We note that one of the potential issues with our dataset is the presence of healthy controls without follow up, which may be a confound. We hope to remedy this by enlarging our database and by improving our diagnosis and follow up methodologies. In addition to dataset quality improvements, future steps include the exploration of this approach with larger datasets as well as a more systematic study of network architecture and regularization schemes. This includes the use of deeper architectures, improved data augmentation methods, alternative data segmentation and normalization schemes. With regard to data preprocessing, we should consider improved spectral estimation using more advanced techniques such as state-space estimation and multitapering—as in [11], and working with cortically or scalp-mapped EEG data prior creation of spectrograms.
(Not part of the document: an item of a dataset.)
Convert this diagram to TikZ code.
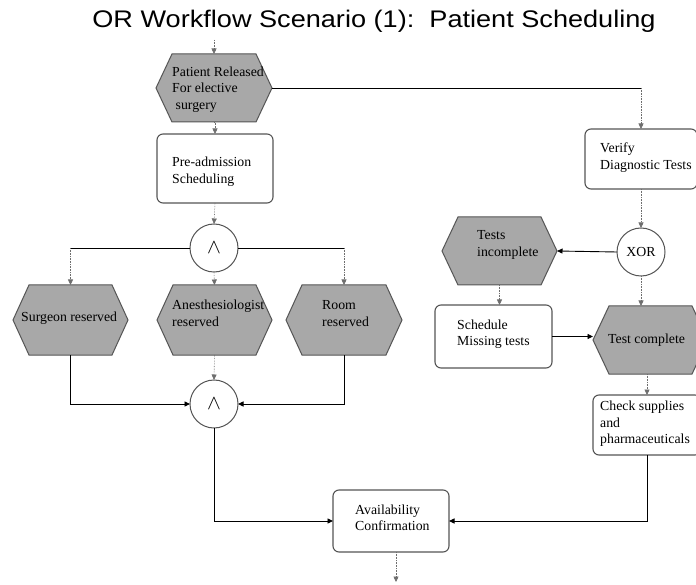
\documentclass[tikz,border=0pt]{standalone}
\usepackage{fontspec}
\usepackage{graphicx}
\setmainfont{Liberation Serif}
\newfontfamily\titlefont{Liberation Sans}
\usetikzlibrary{arrows.meta,calc}
\definecolor{hexgray}{RGB}{168,168,168}
\definecolor{edgegray}{RGB}{85,85,85}
\definecolor{dotgray}{RGB}{110,110,110}
\tikzset{
  x=1pt, y=-1pt,
  hexbg/.style={inner sep=0pt, outer sep=0pt, draw=none},
  hexfill/.style={fill=hexgray, draw=edgegray, line width=1pt},
  procbox/.style={draw=edgegray, line width=1.1pt, rounded corners=6pt, fill=white, inner sep=0pt, outer sep=0pt},
  gate/.style={circle, draw=edgegray, line width=1pt, fill=white, inner sep=0pt, outer sep=0pt, minimum size=48pt, font=\fontsize{13.8}{16}\selectfont},
  lbl/.style={anchor=west, align=left, inner sep=0pt, font=\fontsize{13.8}{16.5}\selectfont},
  tip/.style={-{Triangle[length=5.5pt,width=5pt]}},
  solidline/.style={draw=black, line width=0.9pt},
  dotline/.style={draw=dotgray, line width=0.6pt, densely dotted},
}
\newcommand\hexnode[5]{%
  \node[hexbg, minimum width=#4, minimum height=#5] (#1) at (#2,#3) {};
  \path[hexfill] (#1.west) -- ([xshift=16pt]#1.north west) -- ([xshift=-16pt]#1.north east)
    -- (#1.east) -- ([xshift=-16pt]#1.south east) -- ([xshift=16pt]#1.south west) -- cycle;}
\begin{document}
\begin{tikzpicture}
\useasboundingbox (0,0) rectangle (696,585);
\clip (0,0) rectangle (696,585);
\fill[white] (0,0) rectangle (696,585);

% title
\node[inner sep=0pt, font=\titlefont\fontsize{24}{26}\selectfont] (title) at (374,21) {\scalebox{1.13}[1]{OR Workflow Scenario (1):\ \ Patient Scheduling}};

% hexagons (events)
\hexnode{pr}{214}{88}{116}{68}
\hexnode{sur}{70.5}{320}{115}{70}
\hexnode{anes}{214.5}{320}{115}{70}
\hexnode{room}{344}{320}{116}{70}
\hexnode{ti}{499.5}{251}{115}{68}
\hexnode{tc}{650.5}{340}{115}{68}

% boxes (functions)
\node[procbox, minimum width=116pt, minimum height=69pt] (pre) at (215,168.5) {};
\node[procbox, minimum width=112pt, minimum height=60pt] (ver) at (641,159) {};
\node[procbox, minimum width=117pt, minimum height=63pt] (sch) at (493.5,336.5) {};
\node[procbox, minimum width=108pt, minimum height=60pt] (chk) at (647,425) {};
\node[procbox, minimum width=116pt, minimum height=62pt] (avail) at (391,521) {};

% gates
\node[gate] (and1) at (214,248) {\fontsize{22}{22}\selectfont$\wedge$};
\node[gate] (and2) at (214,404) {\fontsize{22}{22}\selectfont$\wedge$};
\node[gate] (xor) at (641,252) {XOR};

% labels
\node[lbl] (tpr) at (172,89.5) {Patient Released\\For elective\\\ surgery};
\node[lbl] (tpre) at (172,171.5) {Pre-admission\\Scheduling};
\node[lbl] (tsur) at (21,318) {Surgeon reserved};
\node[lbl] (tanes) at (172,313.5) {Anesthesiologist\\reserved};
\node[lbl] (troom) at (322,313.5) {Room\\reserved};
\node[lbl] (tver) at (600,157.5) {Verify\\Diagnostic Tests};
\node[lbl] (tti) at (477,245) {Tests\\incomplete};
\node[lbl] (tsch) at (457,334) {Schedule\\Missing tests};
\node[lbl] (ttc) at (608,340) {Test complete};
\node[lbl] (tchk) at (600,424) {Check supplies\\and\\pharmaceuticals};
\node[lbl] (tav) at (355,518) {Availability\\Confirmation};

% connectors
\coordinate (in0) at (214,40);
\coordinate (out0) at (396,582);
\draw[dotline, tip] (in0) -- (pr.north);
\draw[dotline, tip] (pr.south) -- (pr.south -| pre.north) -- (pre.north);
\draw[dotline, tip] (pre.south) -- (and1.north);

\draw[solidline] (sur.north |- and1.west) -- (and1.west);
\draw[solidline] (and1.east) -- (room.north |- and1.east);
\draw[dotline, tip] (sur.north |- and1.west) -- (sur.north);
\draw[dotline, tip] (room.north |- and1.east) -- (room.north);
\draw[dotline, tip] (and1.south) -- (anes.north);

\draw[dotline, tip] (anes.south) -- (and2.north);
\draw[solidline, tip] (sur.south) |- (and2.west);
\draw[solidline, tip] (room.south) |- (and2.east);
\draw[solidline, tip] (and2.south) |- (avail.west);

\draw[solidline] (pr.east) -- (pr.east -| ver.north);
\draw[dotline, tip] (pr.east -| ver.north) -- (ver.north);
\draw[dotline, tip] (ver.south) -- (xor.north);
\draw[solidline, tip] (xor.west) -- (ti.east);
\draw[dotline, tip] (ti.south) -- (ti.south |- sch.north);
\draw[solidline, tip] (sch.east) -- (sch.east -| tc.west);
\draw[dotline, tip] (xor.south) -- (xor.south |- tc.north);
\draw[dotline, tip] (chk.north |- tc.south) -- (chk.north);
\draw[solidline, tip] (chk.south) |- (avail.east);
\draw[dotline, tip] (avail.south -| out0) -- (out0);
\end{tikzpicture}
\end{document}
Although here, as in [28], we worked with time-frequency pre-processed data, the field will undoubtedly steer towards working with raw data in the future when larger datasets become available—as suggested in [21]. In closing, we note that the techniques used here can be extended to other EEG related problems, such as brain-computer interfaces, sleep scoring, detection of epileptiform activity or EEG data pre-processing, where the advantages of deep learning approaches may prove useful as well.